**Listed entries**
---*---
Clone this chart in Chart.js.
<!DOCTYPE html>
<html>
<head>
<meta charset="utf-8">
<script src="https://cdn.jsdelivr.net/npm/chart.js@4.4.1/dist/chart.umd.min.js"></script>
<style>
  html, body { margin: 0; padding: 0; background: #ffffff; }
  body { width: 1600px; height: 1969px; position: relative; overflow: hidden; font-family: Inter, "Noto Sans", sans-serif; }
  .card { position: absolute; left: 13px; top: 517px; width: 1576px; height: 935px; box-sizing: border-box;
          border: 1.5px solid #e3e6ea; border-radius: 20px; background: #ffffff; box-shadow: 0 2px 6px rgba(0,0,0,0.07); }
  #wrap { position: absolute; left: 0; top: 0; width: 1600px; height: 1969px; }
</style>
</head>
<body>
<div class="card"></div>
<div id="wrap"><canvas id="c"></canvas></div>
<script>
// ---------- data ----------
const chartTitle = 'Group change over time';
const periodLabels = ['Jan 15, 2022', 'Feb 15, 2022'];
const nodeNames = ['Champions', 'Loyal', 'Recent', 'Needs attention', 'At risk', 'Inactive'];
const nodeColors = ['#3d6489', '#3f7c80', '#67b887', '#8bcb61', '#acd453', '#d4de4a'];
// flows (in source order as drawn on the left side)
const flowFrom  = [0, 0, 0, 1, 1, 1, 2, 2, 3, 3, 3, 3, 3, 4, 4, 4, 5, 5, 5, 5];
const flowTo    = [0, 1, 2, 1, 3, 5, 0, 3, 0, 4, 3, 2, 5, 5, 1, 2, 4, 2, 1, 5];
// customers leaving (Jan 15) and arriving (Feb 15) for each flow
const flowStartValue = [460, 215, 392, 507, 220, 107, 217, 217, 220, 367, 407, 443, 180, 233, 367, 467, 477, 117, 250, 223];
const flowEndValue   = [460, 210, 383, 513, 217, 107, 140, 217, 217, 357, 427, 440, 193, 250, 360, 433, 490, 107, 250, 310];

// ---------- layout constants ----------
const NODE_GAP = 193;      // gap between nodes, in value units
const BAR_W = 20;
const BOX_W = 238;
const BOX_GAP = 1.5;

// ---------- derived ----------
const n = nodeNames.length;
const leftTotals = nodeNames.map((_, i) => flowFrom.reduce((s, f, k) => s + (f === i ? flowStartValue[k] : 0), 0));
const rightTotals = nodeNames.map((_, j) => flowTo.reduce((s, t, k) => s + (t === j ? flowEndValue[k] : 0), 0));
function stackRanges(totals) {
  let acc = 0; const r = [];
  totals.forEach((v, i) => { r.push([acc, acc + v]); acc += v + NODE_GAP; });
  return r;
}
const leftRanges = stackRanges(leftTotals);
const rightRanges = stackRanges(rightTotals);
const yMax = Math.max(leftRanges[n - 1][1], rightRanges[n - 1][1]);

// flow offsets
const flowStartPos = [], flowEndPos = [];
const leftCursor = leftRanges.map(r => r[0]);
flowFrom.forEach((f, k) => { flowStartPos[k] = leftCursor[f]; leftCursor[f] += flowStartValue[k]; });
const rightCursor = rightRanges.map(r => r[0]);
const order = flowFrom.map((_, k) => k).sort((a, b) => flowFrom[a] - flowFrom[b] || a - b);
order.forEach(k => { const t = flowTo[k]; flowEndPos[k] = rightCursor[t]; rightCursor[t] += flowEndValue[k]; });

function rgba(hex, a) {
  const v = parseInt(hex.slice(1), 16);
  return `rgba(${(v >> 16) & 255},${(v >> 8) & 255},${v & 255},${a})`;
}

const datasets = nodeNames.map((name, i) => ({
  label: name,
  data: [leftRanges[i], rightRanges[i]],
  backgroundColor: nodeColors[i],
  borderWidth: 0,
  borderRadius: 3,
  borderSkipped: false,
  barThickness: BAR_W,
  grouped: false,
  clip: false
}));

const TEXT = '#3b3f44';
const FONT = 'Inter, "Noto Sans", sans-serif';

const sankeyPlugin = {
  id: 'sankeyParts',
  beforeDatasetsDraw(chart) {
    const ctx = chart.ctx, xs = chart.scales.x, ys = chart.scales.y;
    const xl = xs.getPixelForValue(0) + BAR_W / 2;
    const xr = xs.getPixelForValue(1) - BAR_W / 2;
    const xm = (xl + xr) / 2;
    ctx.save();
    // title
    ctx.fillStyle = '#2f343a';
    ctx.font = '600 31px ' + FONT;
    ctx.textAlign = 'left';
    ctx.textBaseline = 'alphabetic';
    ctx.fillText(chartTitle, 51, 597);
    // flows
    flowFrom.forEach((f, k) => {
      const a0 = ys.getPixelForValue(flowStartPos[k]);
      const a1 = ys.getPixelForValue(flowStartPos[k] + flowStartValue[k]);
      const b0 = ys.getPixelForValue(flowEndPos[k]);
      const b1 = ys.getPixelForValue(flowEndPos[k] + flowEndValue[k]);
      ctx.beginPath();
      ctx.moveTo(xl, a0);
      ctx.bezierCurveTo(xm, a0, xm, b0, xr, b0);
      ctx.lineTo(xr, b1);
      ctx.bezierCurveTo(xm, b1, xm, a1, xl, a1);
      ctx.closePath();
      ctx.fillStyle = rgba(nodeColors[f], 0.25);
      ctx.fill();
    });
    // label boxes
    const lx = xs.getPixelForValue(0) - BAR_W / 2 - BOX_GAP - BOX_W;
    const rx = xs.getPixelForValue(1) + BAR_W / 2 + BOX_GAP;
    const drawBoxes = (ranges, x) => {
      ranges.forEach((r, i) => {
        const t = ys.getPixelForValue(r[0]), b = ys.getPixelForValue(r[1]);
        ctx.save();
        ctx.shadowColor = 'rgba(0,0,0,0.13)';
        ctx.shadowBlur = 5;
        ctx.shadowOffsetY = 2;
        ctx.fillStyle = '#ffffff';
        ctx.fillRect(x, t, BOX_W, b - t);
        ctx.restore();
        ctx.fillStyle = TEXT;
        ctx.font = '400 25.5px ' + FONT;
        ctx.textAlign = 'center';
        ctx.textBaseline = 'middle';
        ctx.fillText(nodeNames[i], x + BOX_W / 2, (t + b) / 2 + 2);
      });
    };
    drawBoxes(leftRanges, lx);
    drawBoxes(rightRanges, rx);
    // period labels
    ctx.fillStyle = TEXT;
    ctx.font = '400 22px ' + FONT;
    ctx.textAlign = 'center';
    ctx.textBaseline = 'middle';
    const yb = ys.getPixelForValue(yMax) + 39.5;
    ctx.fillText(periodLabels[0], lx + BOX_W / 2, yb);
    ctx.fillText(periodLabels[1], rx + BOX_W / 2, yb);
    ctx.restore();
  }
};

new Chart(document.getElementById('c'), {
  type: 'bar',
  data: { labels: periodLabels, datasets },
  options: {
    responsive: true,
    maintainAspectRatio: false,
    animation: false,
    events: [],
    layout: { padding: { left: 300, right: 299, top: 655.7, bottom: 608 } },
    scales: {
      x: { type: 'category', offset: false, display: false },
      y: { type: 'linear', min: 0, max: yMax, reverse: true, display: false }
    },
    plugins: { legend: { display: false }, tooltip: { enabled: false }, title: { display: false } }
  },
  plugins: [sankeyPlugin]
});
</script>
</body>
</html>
---*---
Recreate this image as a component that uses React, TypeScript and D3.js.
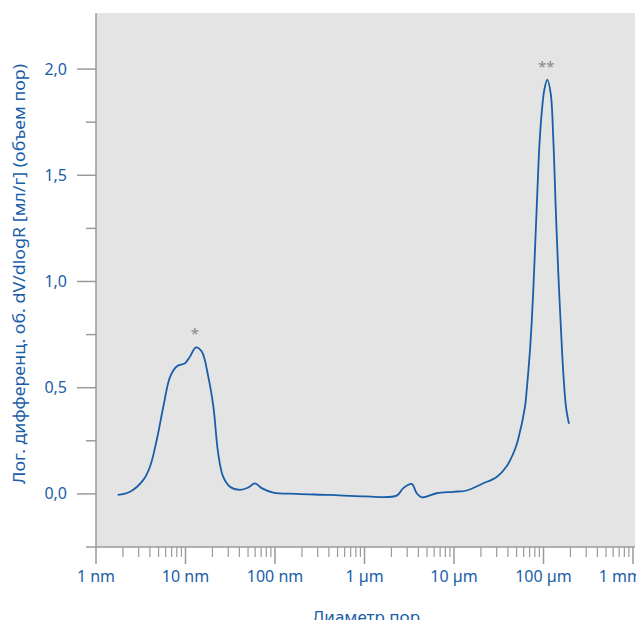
---*---
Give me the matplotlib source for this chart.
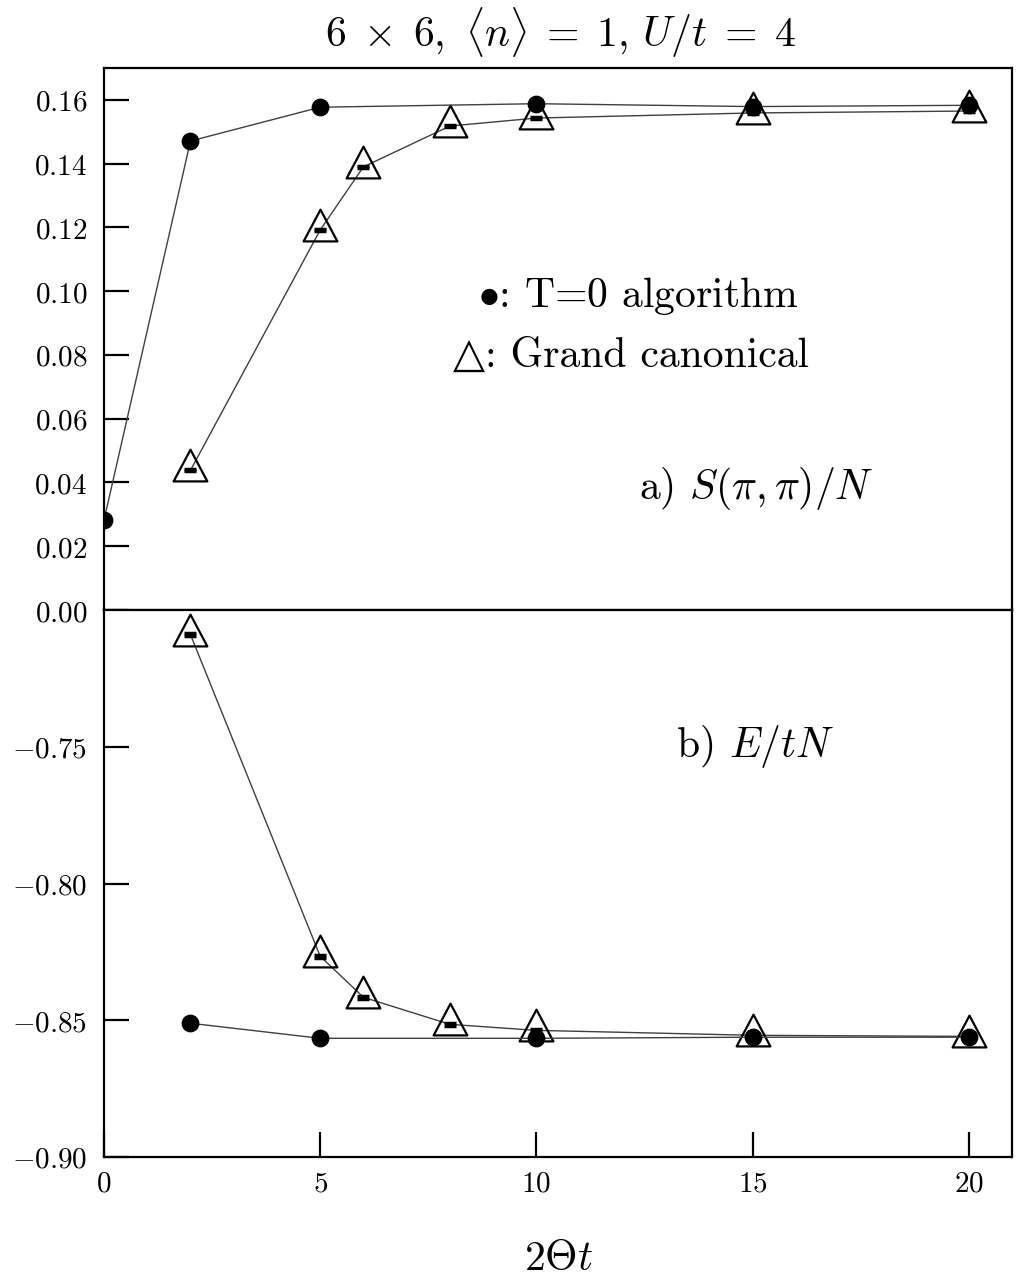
---*---
**Exercise objective**
Check each line of the entries above for the word "this". List the ones that have it.

**Written solution**
Clone this chart in Chart.js.
Recreate this image as a component that uses React, TypeScript and D3.js.
Give me the matplotlib source for this chart.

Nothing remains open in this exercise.